# make a medium refinery



## ashir (Dec 12, 2018)

hi every one, it is just an effort to move on. i am a small scale home refiner from 2 years, but nit very old on this forum. i am looking forward from small to mid refininer, i am always intrested in making own things. so i am going to start to show what i want to do and what i will do to make a medium setup for ewaste processing. 
so from start,
scrap to be recycle!
1 motherboards( non chinese, old stuff)
2 rams( all types) 
3 old HDR boards,
4 processers( non ceramic)
5 mobile boards( old) 

Mathod of saperation
manual depopulation with hammer chisel

saperation
ics(all types)+ mlccs+ processors

so first step is to make a pyroliser. from many ideas imon forum i decided to use this design
need comments on this so design should be change or upgrade for more effeciency as many master minds hidden on forum


----------



## FrugalRefiner (Dec 12, 2018)

Where do your exhaust gasses go?

Dave


----------



## ashir (Dec 12, 2018)

FrugalRefiner
back in to the furnance to burn off,


----------



## FrugalRefiner (Dec 12, 2018)

You miss my point. Your drawing seems to show a closed system. The blower blows into this container. The exhaust is routed back into this same closed container. It's like trying to blow into a plastic jug. Unless there is some escape for the exhaust gasses, you can't blow anything into the jug.
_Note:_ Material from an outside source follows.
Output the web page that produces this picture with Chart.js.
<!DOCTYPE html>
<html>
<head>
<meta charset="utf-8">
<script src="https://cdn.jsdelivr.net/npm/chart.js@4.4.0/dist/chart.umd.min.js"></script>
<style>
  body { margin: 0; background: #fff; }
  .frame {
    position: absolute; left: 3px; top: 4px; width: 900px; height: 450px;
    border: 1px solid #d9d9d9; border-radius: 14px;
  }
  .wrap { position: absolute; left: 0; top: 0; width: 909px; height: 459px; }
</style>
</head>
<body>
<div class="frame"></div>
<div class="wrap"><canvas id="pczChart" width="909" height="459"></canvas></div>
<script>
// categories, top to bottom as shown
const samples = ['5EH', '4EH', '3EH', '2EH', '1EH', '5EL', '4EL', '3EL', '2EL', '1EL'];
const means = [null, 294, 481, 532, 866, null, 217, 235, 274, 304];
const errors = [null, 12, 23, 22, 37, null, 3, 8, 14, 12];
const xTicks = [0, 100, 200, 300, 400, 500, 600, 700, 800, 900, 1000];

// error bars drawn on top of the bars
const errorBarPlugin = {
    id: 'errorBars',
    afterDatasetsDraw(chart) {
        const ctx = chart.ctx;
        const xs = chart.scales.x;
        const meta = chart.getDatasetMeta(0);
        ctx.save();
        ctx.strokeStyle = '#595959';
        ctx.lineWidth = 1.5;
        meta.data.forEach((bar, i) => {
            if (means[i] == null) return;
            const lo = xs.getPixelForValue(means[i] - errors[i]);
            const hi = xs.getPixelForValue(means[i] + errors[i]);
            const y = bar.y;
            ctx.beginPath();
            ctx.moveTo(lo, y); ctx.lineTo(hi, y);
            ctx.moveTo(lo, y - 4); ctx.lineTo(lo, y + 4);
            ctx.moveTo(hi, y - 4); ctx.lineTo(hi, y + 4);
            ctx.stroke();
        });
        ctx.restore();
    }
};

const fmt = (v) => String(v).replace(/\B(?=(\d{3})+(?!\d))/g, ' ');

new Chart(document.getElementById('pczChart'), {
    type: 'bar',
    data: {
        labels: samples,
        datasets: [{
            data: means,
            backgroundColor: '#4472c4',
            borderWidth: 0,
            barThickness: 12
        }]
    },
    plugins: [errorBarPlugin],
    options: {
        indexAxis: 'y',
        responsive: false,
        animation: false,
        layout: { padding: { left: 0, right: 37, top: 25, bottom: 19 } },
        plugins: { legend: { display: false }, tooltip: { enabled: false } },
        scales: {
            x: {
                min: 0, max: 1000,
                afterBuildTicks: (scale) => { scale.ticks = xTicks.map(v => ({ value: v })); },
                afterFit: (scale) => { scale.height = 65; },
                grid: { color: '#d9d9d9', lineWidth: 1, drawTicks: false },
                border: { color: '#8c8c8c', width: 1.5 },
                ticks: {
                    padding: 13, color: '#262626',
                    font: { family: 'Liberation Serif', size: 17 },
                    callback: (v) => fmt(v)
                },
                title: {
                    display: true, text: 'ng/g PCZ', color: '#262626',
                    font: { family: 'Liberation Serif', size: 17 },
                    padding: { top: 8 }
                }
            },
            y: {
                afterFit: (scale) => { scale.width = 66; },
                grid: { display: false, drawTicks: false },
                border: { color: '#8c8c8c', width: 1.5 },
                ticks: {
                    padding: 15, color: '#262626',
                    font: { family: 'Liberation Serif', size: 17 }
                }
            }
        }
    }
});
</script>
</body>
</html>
You need somewhere for the exhaust gasses to escape for it to work.

Dave


----------



## ashir (Dec 13, 2018)

hmmm. you mean there should be way so unburnet fumes flow off from container( furnance) ?


----------



## Yggdrasil (Dec 13, 2018)

Hi!
I think what FrugalRefiner points to, is that your drawing shows the furnace as a closed box.
It is possible it is just your schematic and it is just a representation of the idea. 
What is sure, is that the box with the coal needs a vent, to get the exhausts out. 
It already have the blower installed ;-)
And one post should be sufficient.


----------



## ashir (Dec 13, 2018)

got that. its just a side view. it will be with a lid on it and as usual a lid with a measured hole according to furnance size.


----------



## ashir (Dec 13, 2018)

and one post is sufficient
is this a question? i will try to show generally what i will do , and no doubt, i am posting here not to show what i do only, i have also a goal to get guide and help from other members


----------



## Yggdrasil (Dec 13, 2018)

Aah.
That was probably a glitch.
There were two identical posts after each other, it is only one now.
;-)

Moderator glitch (I deleted the duplicate post) butcher


----------



## ashir (Dec 13, 2018)

ok . i was trying to make maximum equipment at home and use in process. i was consentrating on equipment for pms recovery via smelting. 
well stop this post. and i will post pocs in gallery. i will try to learn from experience instead of members. thanks


----------